--- WORK TO DO ---
Emit the data below verbatim, stripping out any pictures.

BEGIN PROVIDED MATERIAL

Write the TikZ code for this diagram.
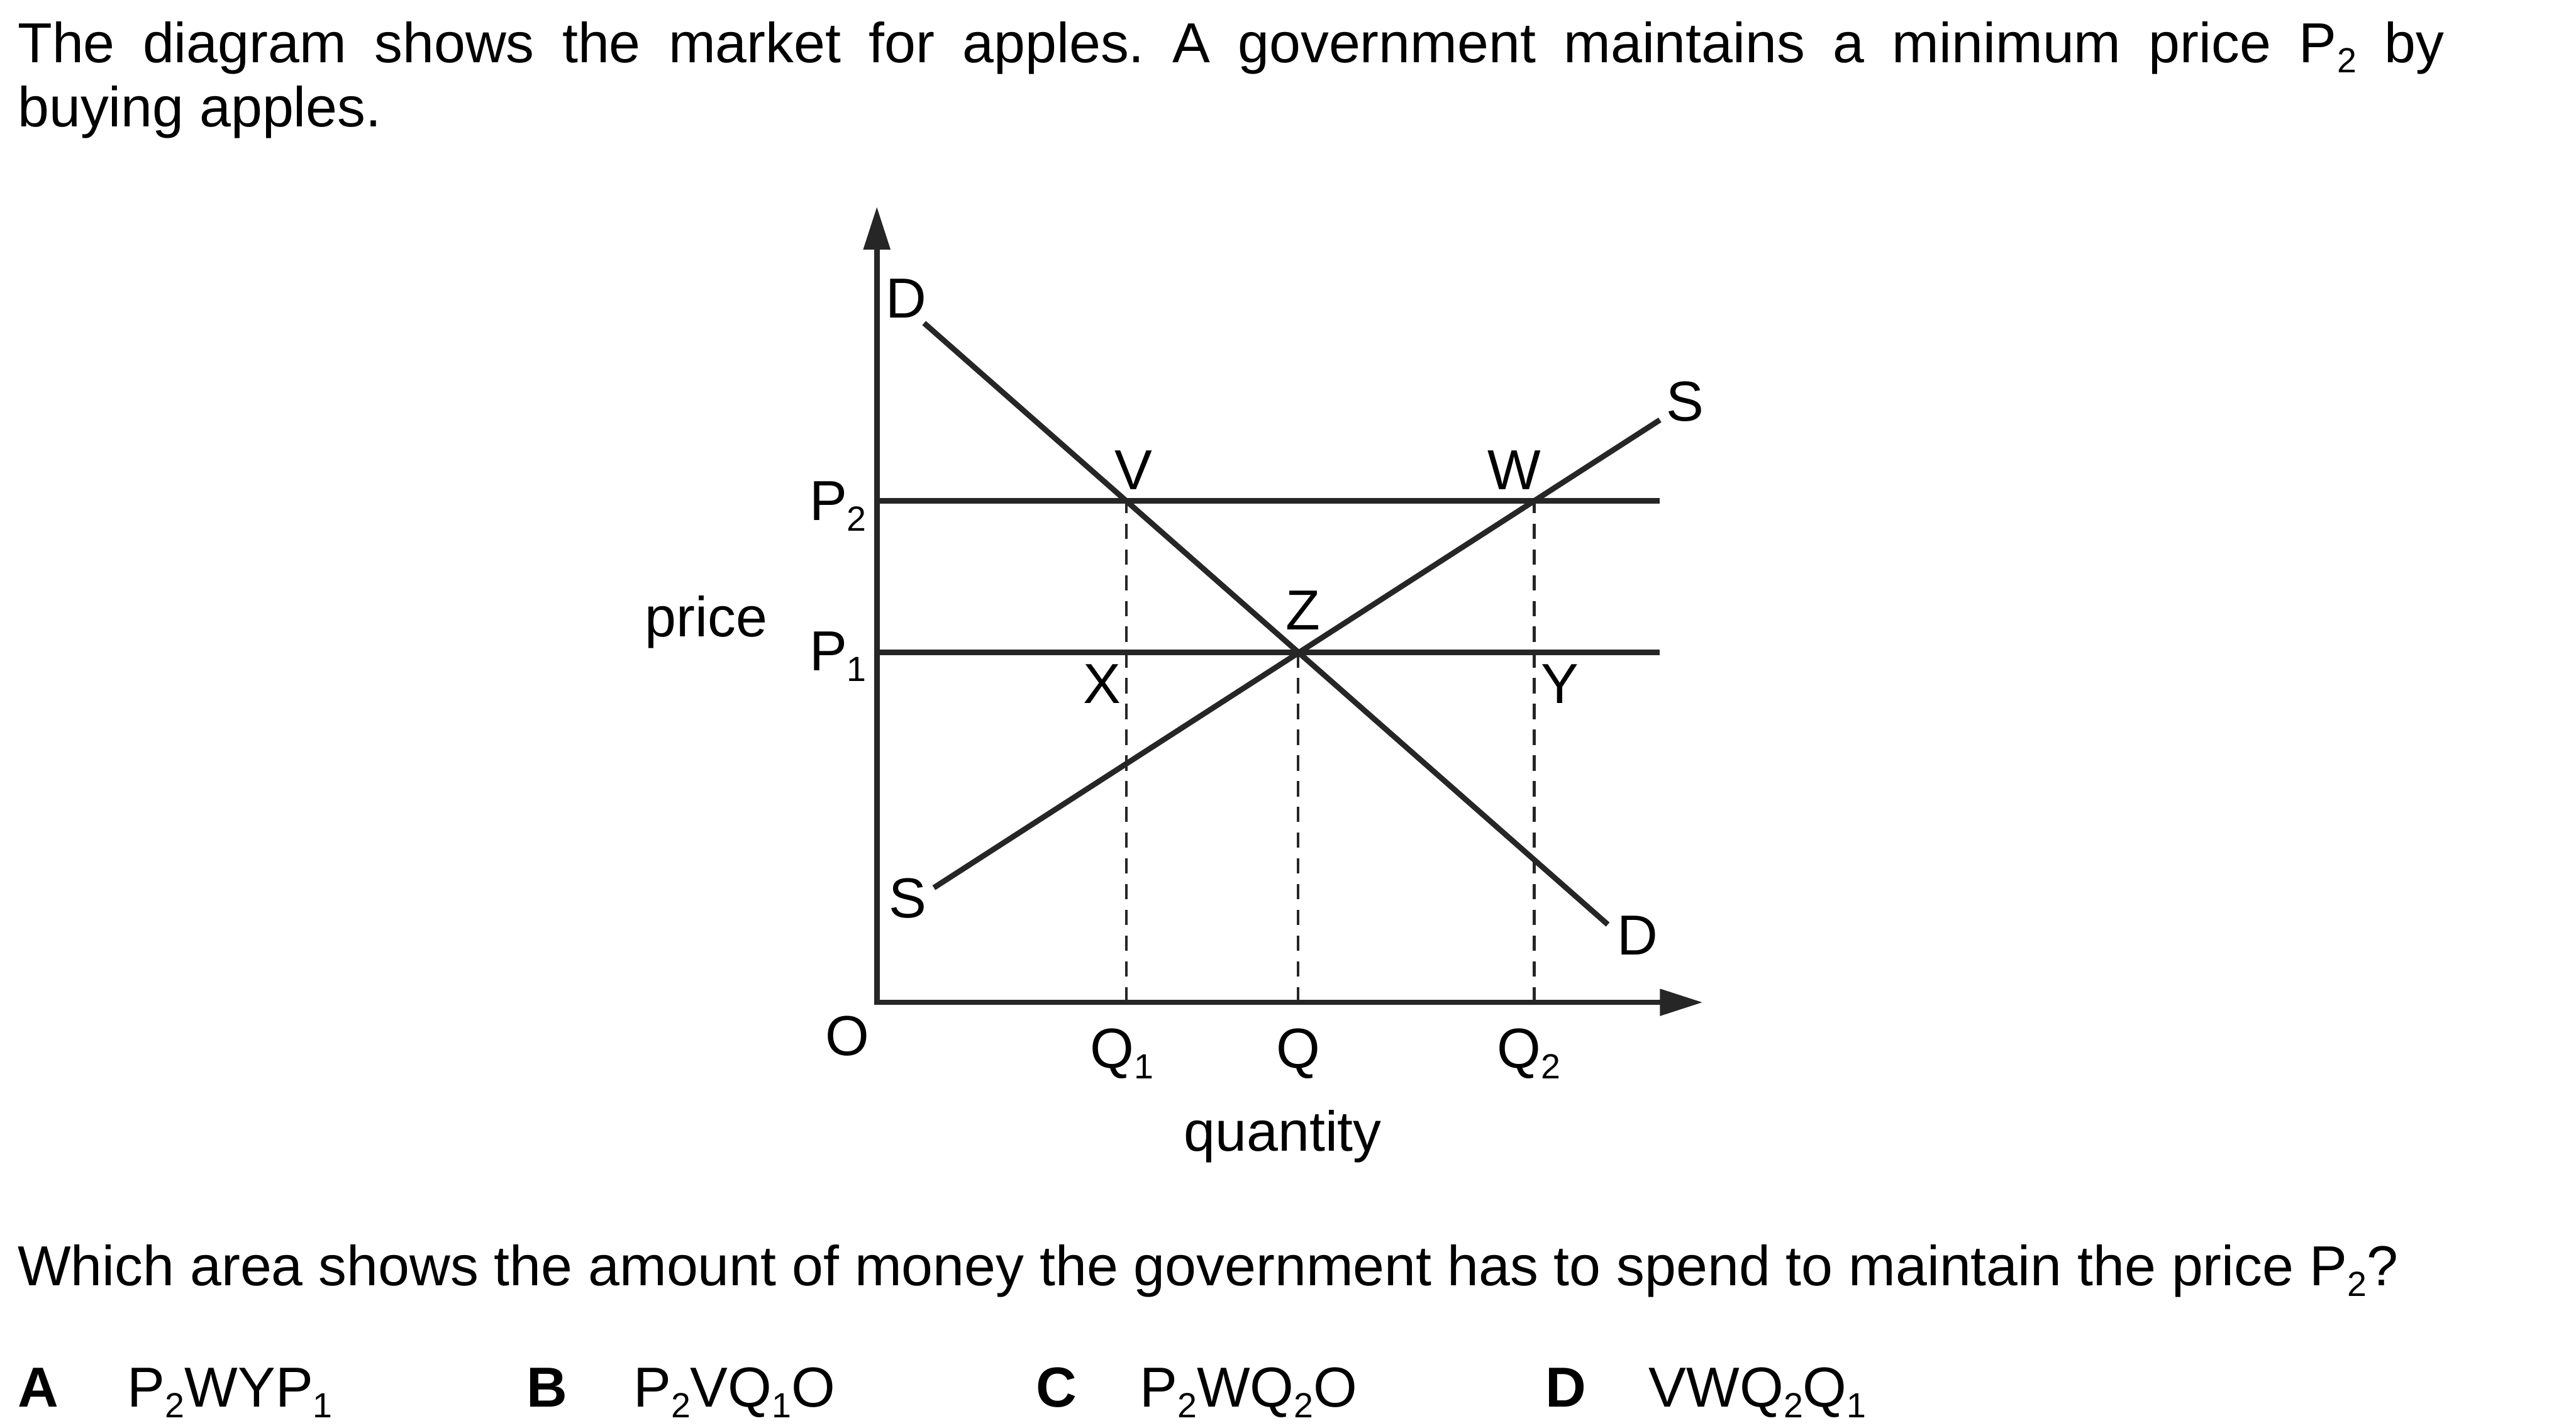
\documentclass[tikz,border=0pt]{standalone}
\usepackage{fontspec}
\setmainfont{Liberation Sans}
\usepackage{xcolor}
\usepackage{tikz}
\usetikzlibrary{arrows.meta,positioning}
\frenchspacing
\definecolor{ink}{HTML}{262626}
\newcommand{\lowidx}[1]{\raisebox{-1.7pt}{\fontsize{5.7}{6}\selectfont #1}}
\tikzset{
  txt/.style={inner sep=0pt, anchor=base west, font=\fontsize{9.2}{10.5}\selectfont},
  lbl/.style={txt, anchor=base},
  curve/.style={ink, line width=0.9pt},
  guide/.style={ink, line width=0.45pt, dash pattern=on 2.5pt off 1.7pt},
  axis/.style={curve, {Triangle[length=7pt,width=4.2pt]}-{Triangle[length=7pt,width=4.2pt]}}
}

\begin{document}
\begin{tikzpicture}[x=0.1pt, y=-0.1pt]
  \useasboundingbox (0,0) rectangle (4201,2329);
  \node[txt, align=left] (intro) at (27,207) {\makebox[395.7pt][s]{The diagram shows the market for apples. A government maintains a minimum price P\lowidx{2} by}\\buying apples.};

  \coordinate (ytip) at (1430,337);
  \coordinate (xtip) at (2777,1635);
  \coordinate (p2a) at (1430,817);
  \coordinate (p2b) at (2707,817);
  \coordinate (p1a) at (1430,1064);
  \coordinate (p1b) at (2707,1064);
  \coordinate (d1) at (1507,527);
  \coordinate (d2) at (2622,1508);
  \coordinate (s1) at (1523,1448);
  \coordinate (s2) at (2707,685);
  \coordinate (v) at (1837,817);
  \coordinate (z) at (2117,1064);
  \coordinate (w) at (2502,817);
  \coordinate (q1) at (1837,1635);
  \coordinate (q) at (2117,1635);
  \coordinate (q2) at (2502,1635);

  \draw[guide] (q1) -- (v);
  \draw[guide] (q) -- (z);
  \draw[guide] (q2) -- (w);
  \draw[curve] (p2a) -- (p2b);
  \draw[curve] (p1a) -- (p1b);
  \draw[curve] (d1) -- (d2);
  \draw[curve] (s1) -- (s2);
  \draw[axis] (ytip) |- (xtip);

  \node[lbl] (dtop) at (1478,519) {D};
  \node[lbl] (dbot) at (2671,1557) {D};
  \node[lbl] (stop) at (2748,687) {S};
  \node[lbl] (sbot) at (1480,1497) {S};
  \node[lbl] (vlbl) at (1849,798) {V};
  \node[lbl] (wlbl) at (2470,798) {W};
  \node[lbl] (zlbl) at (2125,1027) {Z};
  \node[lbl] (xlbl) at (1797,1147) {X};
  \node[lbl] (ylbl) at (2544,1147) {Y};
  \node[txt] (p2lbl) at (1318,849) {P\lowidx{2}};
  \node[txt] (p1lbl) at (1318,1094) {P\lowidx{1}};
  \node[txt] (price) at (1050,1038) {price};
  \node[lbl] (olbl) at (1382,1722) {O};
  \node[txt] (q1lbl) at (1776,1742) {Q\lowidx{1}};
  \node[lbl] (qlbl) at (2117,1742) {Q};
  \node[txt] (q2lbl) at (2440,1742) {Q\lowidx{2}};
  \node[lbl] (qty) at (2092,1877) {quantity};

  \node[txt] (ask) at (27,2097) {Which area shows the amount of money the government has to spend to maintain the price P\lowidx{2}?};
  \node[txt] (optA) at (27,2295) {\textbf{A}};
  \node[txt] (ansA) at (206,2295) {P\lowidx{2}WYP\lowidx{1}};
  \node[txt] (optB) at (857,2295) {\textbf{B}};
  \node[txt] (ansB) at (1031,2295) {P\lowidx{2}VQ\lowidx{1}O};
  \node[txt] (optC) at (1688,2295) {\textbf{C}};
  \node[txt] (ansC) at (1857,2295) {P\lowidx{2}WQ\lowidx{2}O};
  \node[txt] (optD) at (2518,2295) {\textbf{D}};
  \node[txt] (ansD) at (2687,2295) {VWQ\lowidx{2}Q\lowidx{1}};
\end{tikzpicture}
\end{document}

END PROVIDED MATERIAL

--- CORRECT OUTPUT ---
Write the TikZ code for this diagram.
\documentclass[tikz,border=0pt]{standalone}
\usepackage{fontspec}
\setmainfont{Liberation Sans}
\usepackage{xcolor}
\usepackage{tikz}
\usetikzlibrary{arrows.meta,positioning}
\frenchspacing
\definecolor{ink}{HTML}{262626}
\newcommand{\lowidx}[1]{\raisebox{-1.7pt}{\fontsize{5.7}{6}\selectfont #1}}
\tikzset{
  txt/.style={inner sep=0pt, anchor=base west, font=\fontsize{9.2}{10.5}\selectfont},
  lbl/.style={txt, anchor=base},
  curve/.style={ink, line width=0.9pt},
  guide/.style={ink, line width=0.45pt, dash pattern=on 2.5pt off 1.7pt},
  axis/.style={curve, {Triangle[length=7pt,width=4.2pt]}-{Triangle[length=7pt,width=4.2pt]}}
}

\begin{document}
\begin{tikzpicture}[x=0.1pt, y=-0.1pt]
  \useasboundingbox (0,0) rectangle (4201,2329);
  \node[txt, align=left] (intro) at (27,207) {\makebox[395.7pt][s]{The diagram shows the market for apples. A government maintains a minimum price P\lowidx{2} by}\\buying apples.};

  \coordinate (ytip) at (1430,337);
  \coordinate (xtip) at (2777,1635);
  \coordinate (p2a) at (1430,817);
  \coordinate (p2b) at (2707,817);
  \coordinate (p1a) at (1430,1064);
  \coordinate (p1b) at (2707,1064);
  \coordinate (d1) at (1507,527);
  \coordinate (d2) at (2622,1508);
  \coordinate (s1) at (1523,1448);
  \coordinate (s2) at (2707,685);
  \coordinate (v) at (1837,817);
  \coordinate (z) at (2117,1064);
  \coordinate (w) at (2502,817);
  \coordinate (q1) at (1837,1635);
  \coordinate (q) at (2117,1635);
  \coordinate (q2) at (2502,1635);

  \draw[guide] (q1) -- (v);
  \draw[guide] (q) -- (z);
  \draw[guide] (q2) -- (w);
  \draw[curve] (p2a) -- (p2b);
  \draw[curve] (p1a) -- (p1b);
  \draw[curve] (d1) -- (d2);
  \draw[curve] (s1) -- (s2);
  \draw[axis] (ytip) |- (xtip);

  \node[lbl] (dtop) at (1478,519) {D};
  \node[lbl] (dbot) at (2671,1557) {D};
  \node[lbl] (stop) at (2748,687) {S};
  \node[lbl] (sbot) at (1480,1497) {S};
  \node[lbl] (vlbl) at (1849,798) {V};
  \node[lbl] (wlbl) at (2470,798) {W};
  \node[lbl] (zlbl) at (2125,1027) {Z};
  \node[lbl] (xlbl) at (1797,1147) {X};
  \node[lbl] (ylbl) at (2544,1147) {Y};
  \node[txt] (p2lbl) at (1318,849) {P\lowidx{2}};
  \node[txt] (p1lbl) at (1318,1094) {P\lowidx{1}};
  \node[txt] (price) at (1050,1038) {price};
  \node[lbl] (olbl) at (1382,1722) {O};
  \node[txt] (q1lbl) at (1776,1742) {Q\lowidx{1}};
  \node[lbl] (qlbl) at (2117,1742) {Q};
  \node[txt] (q2lbl) at (2440,1742) {Q\lowidx{2}};
  \node[lbl] (qty) at (2092,1877) {quantity};

  \node[txt] (ask) at (27,2097) {Which area shows the amount of money the government has to spend to maintain the price P\lowidx{2}?};
  \node[txt] (optA) at (27,2295) {\textbf{A}};
  \node[txt] (ansA) at (206,2295) {P\lowidx{2}WYP\lowidx{1}};
  \node[txt] (optB) at (857,2295) {\textbf{B}};
  \node[txt] (ansB) at (1031,2295) {P\lowidx{2}VQ\lowidx{1}O};
  \node[txt] (optC) at (1688,2295) {\textbf{C}};
  \node[txt] (ansC) at (1857,2295) {P\lowidx{2}WQ\lowidx{2}O};
  \node[txt] (optD) at (2518,2295) {\textbf{D}};
  \node[txt] (ansD) at (2687,2295) {VWQ\lowidx{2}Q\lowidx{1}};
\end{tikzpicture}
\end{document}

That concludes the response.